At the end of the previous pilot study, the study team suggested items for future work, including adding more categories of what it means to be a participating school. There is only one criterion available that categorizes the level of participation of each school for a given year. The study team used this criterion to categorize the schools into four levels of participation: high, moderate, low, and non-participating. For each of three levels of MSP participating schools, each school has been carefully matched with the non-participating schools on seven demographic variables to form a comparison group. Research conducted by Wong, Boben, and Socha (Wong & Socha 2008; Wong, Boben, Kim, & Socha, in press) offered detailed documentation on how the team operationalized matching methods for comparative purposes. The present study summarizes the matching methodology and discusses the results from the three levels of participation.

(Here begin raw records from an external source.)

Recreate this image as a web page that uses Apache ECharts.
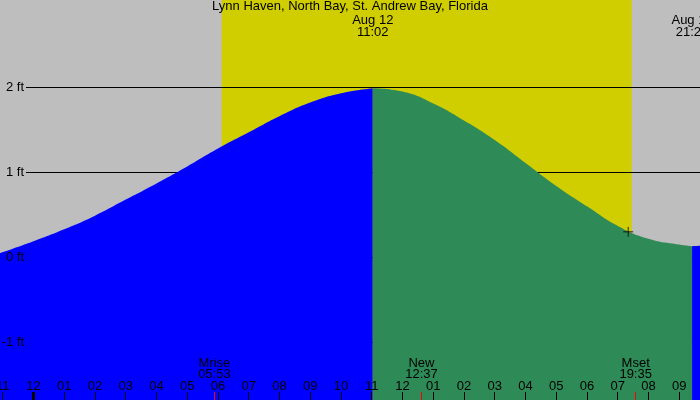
<!DOCTYPE html>
<html><head><meta charset="utf-8">
<script src="https://cdn.jsdelivr.net/npm/echarts@6/dist/echarts.min.js"></script>
<style>html,body{margin:0;padding:0;background:#bebebe}#c{width:700px;height:400px}</style>
</head><body><div id="c"></div><script>
// ---- data ----
const chartTitle = 'Lynn Haven, North Bay, St. Andrew Bay, Florida';
// hours relative to midnight, Aug 12 (negative = Aug 11)
const tideHours   = [-1.09, 0, 1, 2, 3, 4, 5, 6, 7, 8, 9, 10, 11.033, 12, 13, 14, 15, 16, 17, 18, 19, 20, 21, 21.417, 21.68];
const tideHeights = [0.05, 0.19, 0.33, 0.49, 0.68, 0.87, 1.07, 1.28, 1.47, 1.66, 1.82, 1.93, 1.99, 1.95, 1.81, 1.61, 1.38, 1.11, 0.84, 0.60, 0.37, 0.22, 0.15, 0.13, 0.135];
const extremeHours  = [11.033, 21.417];
const extremeLabels = ['Aug 12\n11:02', 'Aug 12\n21:25'];
const sunHours   = [6.12, 19.455];          // sunrise, sunset
const moonHours  = [5.883, 12.617, 19.583];
const moonLabels = ['Mrise\n05:53', 'New\n12:37', 'Mset\n19:35'];
const hourTicks  = [-1,0,1,2,3,4,5,6,7,8,9,10,11,12,13,14,15,16,17,18,19,20,21];
const midnightTicks = [0];
const heightTicks = [-1, 0, 1, 2];
const sunsetMarker = [[19.34, 0.30]];

// ---- view settings ----
const xMin = -1.0894, xMax = 21.675;
const yMin = -1.678,  yMax = 3.027;
const gridStart = -0.244;
const FONT = 'Liberation Sans';
const FS = 13;
const BLUE = '#0000ff', GREEN = '#2e8b57', YELLOW = '#d0ce00', GRAY = '#bebebe';

// split the tide curve at extremes: rising (blue) / falling (green)
const bounds = [xMin - 1].concat(extremeHours, [xMax + 1]);
const segColors = [BLUE, GREEN, BLUE];
const tideSeries = [];
for (let s = 0; s < bounds.length - 1; s++) {
  const pts = [];
  tideHours.forEach((h, i) => { if (h >= bounds[s] && h <= bounds[s + 1]) pts.push([h, tideHeights[i]]); });
  tideSeries.push({
    type: 'line', data: pts, smooth: 0.5, symbol: 'none', silent: true, z: 3,
    lineStyle: { width: 0 },
    areaStyle: { color: segColors[s], opacity: 1, origin: 'start' }
  });
}

const hourFmt = v => {
  const hr = ((Math.round(v) % 24) + 24) % 24;
  const h12 = hr % 12 === 0 ? 12 : hr % 12;
  return String(h12).padStart(2, '0');
};
const lookup = (keys, labels) => v => { const i = keys.findIndex(k => Math.abs(k - v) < 1e-6); return i >= 0 ? labels[i] : ''; };
const baseX = { type: 'value', min: xMin, max: xMax, gridIndex: 0, axisLine: { show: false, onZero: false }, splitLine: { show: false }, z: 5 };

const chart = echarts.init(document.getElementById('c'), null, { renderer: 'canvas' });
chart.setOption({
  backgroundColor: GRAY,
  animation: false,
  title: {
    text: chartTitle, left: 'center', top: 0, padding: [0, 0, 0, 0],
    textStyle: { fontSize: FS, fontWeight: 'normal', color: '#000', fontFamily: FONT, lineHeight: 13 }
  },
  grid: { left: 0, right: 0, top: 0, bottom: 0, containLabel: false, outerBoundsMode: 'none' },
  xAxis: [
    Object.assign({}, baseX, {
      position: 'bottom',
      axisTick: { show: true, inside: true, length: 8, lineStyle: { color: '#000', width: 1 }, customValues: hourTicks },
      axisLabel: { inside: true, margin: 7, customValues: hourTicks, formatter: hourFmt, color: '#000', fontSize: FS, fontFamily: FONT }
    }),
    Object.assign({}, baseX, {
      position: 'bottom', offset: 0,
      axisTick: { show: true, inside: true, length: 8, lineStyle: { color: '#000', width: 3 }, customValues: midnightTicks },
      axisLabel: { show: false }
    }),
    Object.assign({}, baseX, {
      position: 'bottom', offset: 0,
      axisTick: { show: true, inside: true, length: 8, lineStyle: { color: '#ff0000', width: 1 }, customValues: moonHours },
      axisLabel: { inside: true, margin: 20, customValues: moonHours, formatter: lookup(moonHours, moonLabels), color: '#000', fontSize: FS, lineHeight: 11, fontFamily: FONT }
    }),
    Object.assign({}, baseX, {
      position: 'top', offset: 0,
      axisTick: { show: false },
      axisLabel: { inside: true, margin: 14, customValues: extremeHours, formatter: lookup(extremeHours, extremeLabels), color: '#000', fontSize: FS, lineHeight: 12, fontFamily: FONT }
    })
  ],
  yAxis: {
    type: 'value', min: yMin, max: yMax, position: 'left', offset: -26, z: 5,
    axisLine: { show: false, onZero: false }, axisTick: { show: false }, splitLine: { show: false },
    axisLabel: { customValues: heightTicks, formatter: v => v + ' ft', margin: 2, color: '#000', fontSize: FS, fontFamily: FONT }
  },
  series: [
    {
      type: 'line', data: [], silent: true, z: 1,
      markArea: {
        silent: true, z: 1,
        itemStyle: { color: YELLOW, opacity: 1 },
        data: [[{ xAxis: sunHours[0] }, { xAxis: sunHours[1] }]]
      },
      markLine: {
        silent: true, z: 2, symbol: 'none', label: { show: false },
        lineStyle: { color: '#000', width: 1, type: 'solid' },
        data: heightTicks.map(v => [{ coord: [gridStart, v] }, { coord: [xMax, v] }])
      }
    }
  ].concat(tideSeries, [
    {
      type: 'scatter', data: sunsetMarker, z: 4, silent: true,
      symbol: 'path://M0,5L10,5M5,0L5,10', symbolSize: 10,
      itemStyle: { color: 'rgba(0,0,0,0)', borderColor: '#000', borderWidth: 1 }
    }
  ])
});
</script></body></html>
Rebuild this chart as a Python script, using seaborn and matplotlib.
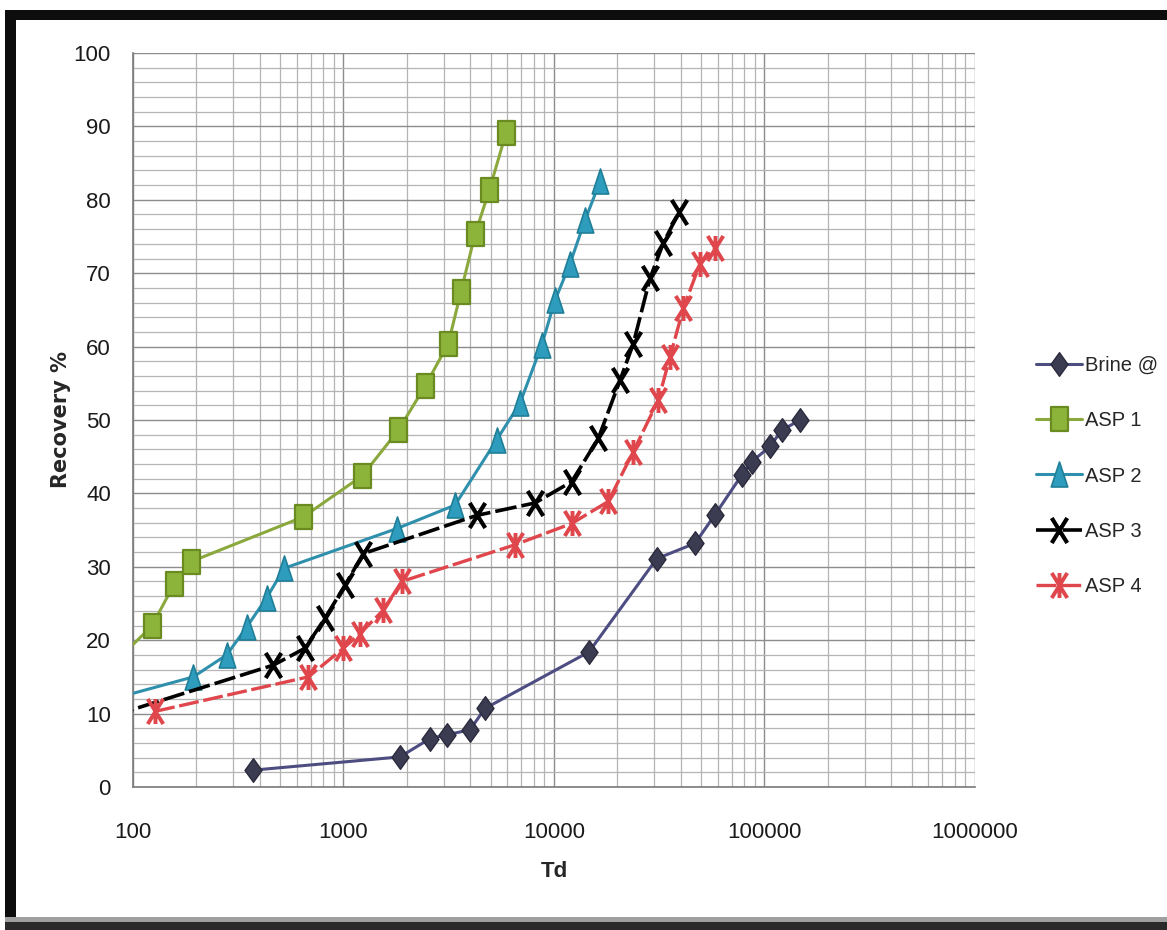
import numpy as np
import pandas as pd
import matplotlib
matplotlib.use("Agg")
import matplotlib.pyplot as plt
from matplotlib.path import Path
from matplotlib.patches import Rectangle
from matplotlib.ticker import LogLocator, MultipleLocator, FixedLocator, NullFormatter
from matplotlib import font_manager
import seaborn as sns

# ---- data: dimensionless time (Td) vs. recovery (%) ----
brine_td = [373, 1855, 2576, 3093, 3990, 4700, 14660, 30760, 46770, 58200, 78000, 86900, 106200, 120700, 147400]
brine_rec = [2.3, 4.1, 6.6, 7.1, 7.8, 10.7, 18.4, 31.1, 33.2, 37.1, 42.5, 44.3, 46.4, 48.6, 50.0]

asp1_td = [80, 122.7, 156.6, 188.6, 644, 1228, 1821, 2439, 3146, 3616, 4215, 4927, 5916]
asp1_rec = [16.7, 21.9, 27.6, 30.7, 36.8, 42.4, 48.6, 54.6, 60.4, 67.5, 75.3, 81.3, 89.1]

asp2_td = [80, 193.4, 278.8, 347, 432, 523, 1789, 3386, 5343, 6895, 8738, 10110, 11912, 14034, 16542]
asp2_rec = [12.0, 15.0, 18.0, 21.8, 25.8, 29.8, 35.2, 38.4, 47.3, 52.3, 60.2, 66.3, 71.3, 77.2, 82.5]

asp3_td = [80, 464, 656, 817, 1017, 1242, 4294, 8124, 12134, 16236, 20590, 23807, 28580, 33050, 39380]
asp3_rec = [9.7, 16.6, 18.9, 23.0, 27.5, 31.8, 37.0, 38.7, 41.6, 47.5, 55.4, 60.4, 69.3, 74.1, 78.4]

asp4_td = [127.3, 680.5, 998, 1198, 1546, 1890, 6525, 12134, 18113, 23807, 31300, 35570, 41130, 49390, 58200]
asp4_rec = [10.3, 15.0, 18.9, 20.9, 24.1, 28.0, 33.0, 35.9, 38.9, 45.7, 52.7, 58.6, 65.2, 71.3, 73.4]

series_names = ["Brine @", "ASP 1", "ASP 2", "ASP 3", "ASP 4"]
x_ticks = [100, 1000, 10000, 100000, 1000000]
x_tick_labels = ["100", "1000", "10000", "100000", "1000000"]
y_ticks = [0, 10, 20, 30, 40, 50, 60, 70, 80, 90, 100]

frames = []
for name, td, rec in zip(series_names,
                         [brine_td, asp1_td, asp2_td, asp3_td, asp4_td],
                         [brine_rec, asp1_rec, asp2_rec, asp3_rec, asp4_rec]):
    frames.append(pd.DataFrame({"Td": td, "Recovery": rec, "series": name}))
df = pd.concat(frames, ignore_index=True)

# ---- tall marker shapes ----
def closed(verts):
    codes = [Path.MOVETO] + [Path.LINETO] * (len(verts) - 1) + [Path.CLOSEPOLY]
    return Path(verts + [verts[0]], codes)

square_m = closed([(-0.72, -1), (0.72, -1), (0.72, 1), (-0.72, 1)])
diamond_m = closed([(0, -1), (0.72, 0), (0, 1), (-0.72, 0)])
triangle_m = closed([(-0.66, -1), (0.66, -1), (0, 1)])
x_m = Path([(-0.62, -1), (0.62, 1), (-0.62, 1), (0.62, -1)],
           [Path.MOVETO, Path.LINETO, Path.MOVETO, Path.LINETO])
star_m = Path([(-0.62, -1), (0.62, 1), (-0.62, 1), (0.62, -1), (0, -1), (0, 1)],
              [Path.MOVETO, Path.LINETO, Path.MOVETO, Path.LINETO, Path.MOVETO, Path.LINETO])

styles = {
    "Brine @": dict(color="#4d4d82", lw=2.2, ls="-", marker=diamond_m, ms=17,
                    mfc="#3b3b52", mec="#2a2a3c", mew=1.0),
    "ASP 1": dict(color="#8aa83c", lw=2.2, ls="-", marker=square_m, ms=17,
                  mfc="#8db43a", mec="#6a8a22", mew=1.6),
    "ASP 2": dict(color="#2f90ad", lw=2.2, ls="-", marker=triangle_m, ms=18,
                  mfc="#2e9cbc", mec="#1f7f98", mew=1.2),
    "ASP 3": dict(color="#000000", lw=2.6, ls=(0, (6, 1.4)), marker=x_m, ms=18,
                  mfc="none", mec="#000000", mew=3.0),
    "ASP 4": dict(color="#e0474c", lw=2.4, ls=(0, (6, 1.4)), marker=star_m, ms=18,
                  mfc="none", mec="#e0474c", mew=2.8),
}

sns.set_style("white")
narrow = "Liberation Sans Narrow"
names_avail = {f.name for f in font_manager.fontManager.ttflist}
tick_family = [narrow, "DejaVu Sans"] if narrow in names_avail else ["Liberation Sans", "DejaVu Sans"]
plt.rcParams["font.family"] = tick_family

fig = plt.figure(figsize=(11.67, 9.3), dpi=100)
fig.patch.set_facecolor("white")
ax = fig.add_axes([133 / 1167, 1 - 787 / 930, (975 - 133) / 1167, (787 - 53) / 930])

for name in series_names:
    st = styles[name]
    sub = df[df["series"] == name]
    sns.lineplot(data=sub, x="Td", y="Recovery", ax=ax, estimator=None, sort=False,
                 color=st["color"], linewidth=st["lw"], linestyle=st["ls"],
                 marker=st["marker"], markersize=st["ms"], markerfacecolor=st["mfc"],
                 markeredgecolor=st["mec"], markeredgewidth=st["mew"], label=name,
                 zorder=3)

ax.set_xscale("log")
ax.set_xlim(100, 1000000)
ax.set_ylim(0, 100)

# gridlines
ax.xaxis.set_major_locator(FixedLocator(x_ticks))
ax.xaxis.set_minor_locator(LogLocator(base=10, subs=np.arange(2, 10)))
ax.xaxis.set_minor_formatter(NullFormatter())
ax.set_xticklabels(x_tick_labels)
ax.yaxis.set_major_locator(FixedLocator(y_ticks))
ax.yaxis.set_minor_locator(MultipleLocator(2))
ax.grid(which="major", color="#8c8c8c", linewidth=1.0)
ax.grid(which="minor", color="#b4b4b4", linewidth=0.9)
ax.set_axisbelow(True)

for side in ["top", "right"]:
    ax.spines[side].set_visible(False)
for side in ["left", "bottom"]:
    ax.spines[side].set_color("#7a7a7a")
    ax.spines[side].set_linewidth(1.2)

ax.tick_params(axis="both", which="major", direction="out", length=5, width=1,
               color="#7a7a7a", labelsize=16, labelcolor="#1a1a1a")
ax.tick_params(axis="y", which="major", pad=11)
ax.tick_params(axis="x", which="major", pad=20)
ax.tick_params(axis="both", which="minor", length=0)

ax.set_xlabel("Td", fontsize=16, fontweight="bold", labelpad=13)
ax.set_ylabel("Recovery %", fontsize=15, fontweight="bold", labelpad=2,
              family=["DejaVu Sans"])

leg = ax.legend(loc="center left", bbox_to_anchor=(1036 / 1167, 1 - 476 / 930),
                bbox_transform=fig.transFigure, frameon=False, fontsize=14.5,
                handlelength=2.3, handletextpad=0.15, labelspacing=1.8,
                borderpad=0, borderaxespad=0)

# outer frame
frame_color = "#0d0d0d"
fig.add_artist(Rectangle((5 / 1167, 0), 11 / 1167, 1 - 10 / 930, transform=fig.transFigure,
                         facecolor=frame_color, edgecolor="none"))
fig.add_artist(Rectangle((5 / 1167, 1 - 20 / 930), 1 - 5 / 1167, 10 / 930,
                         transform=fig.transFigure, facecolor=frame_color, edgecolor="none"))
fig.add_artist(Rectangle((5 / 1167, 0), 1 - 5 / 1167, 8 / 930, transform=fig.transFigure,
                         facecolor="#2a2a2a", edgecolor="none"))
fig.add_artist(Rectangle((5 / 1167, 8 / 930), 1 - 5 / 1167, 5 / 930, transform=fig.transFigure,
                         facecolor="#a0a0a0", edgecolor="none"))

fig.savefig("out.png", dpi=100, facecolor="white")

The analysis leads us to believe that carefully executed matching methods are promising for large- scale comparative analysis on the effects of the MSP Program across states.

The present study draws on publicly accessible school-level standardized test data for 2001-02 and 2007-08 from four states and from data available from the National Center for Education Statistics' Common Core of Data (NCES CCD). In addition, the study uses documents available via MSPnet, and Web site information reported by the individual MSPs accessible through the school year 2007-08.